Jeremiah feared his set-apart life made him strange. I feared mine made me irrelevant.

Jeremiah’s obedience looked like isolation. Mine looked like obscurity.

But in both cases, God was saying the same thing:

“Your hidden years are not wasted. They are foundational.”

Jeremiah 16 ends with God saying:
“They shall know that My name is the LORD.” (Jer. 16:21)

God did not call Jeremiah to be impressive.
He called Jeremiah to be obedient.

And I feel that deeply now — whether my real estate business succeeds wildly or fails publicly, whether my ministry reaches millions or just a handful of souls, my calling is not validated by visibility. It is validated by surrender. When I write, when I create, when I invest time into developing a ministry nobody else sees — I am being faithful. And faithfulness is success.

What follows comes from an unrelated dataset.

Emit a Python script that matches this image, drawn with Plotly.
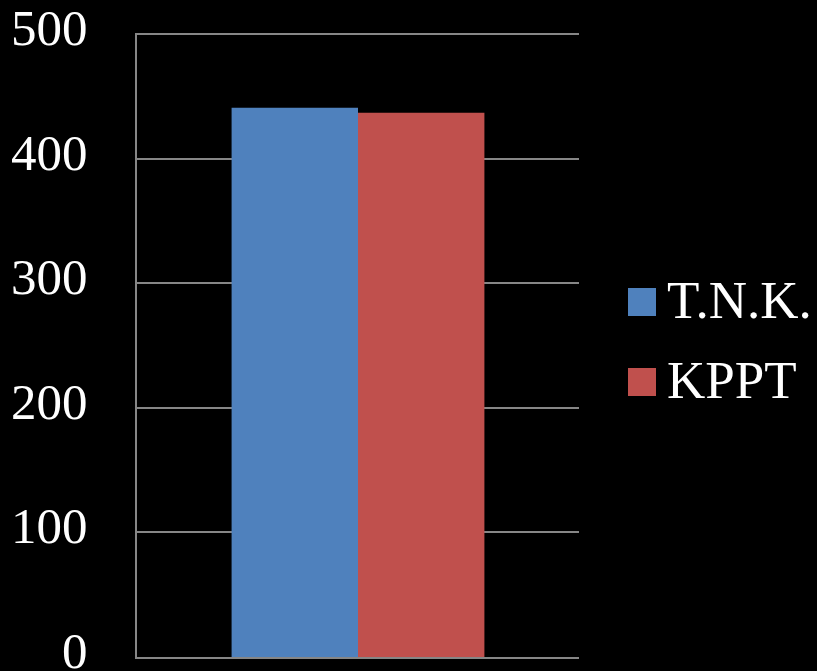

I realize now that God never withheld ministry from me —
He withheld platforms from me until I was ready to carry them without making them an idol.

Jeremiah 16 teaches me that:

Being set apart is not punishment.
Being hidden is not rejection.
Being consecrated is not confinement.

It is God preparing the message inside of me before He reveals the message through me.

God is not just preparing my ministry —
He is preparing me.

And when the time is right,
when obedience has matured into surrender,
God will do what He promised:

They will know Him because of how I have lived.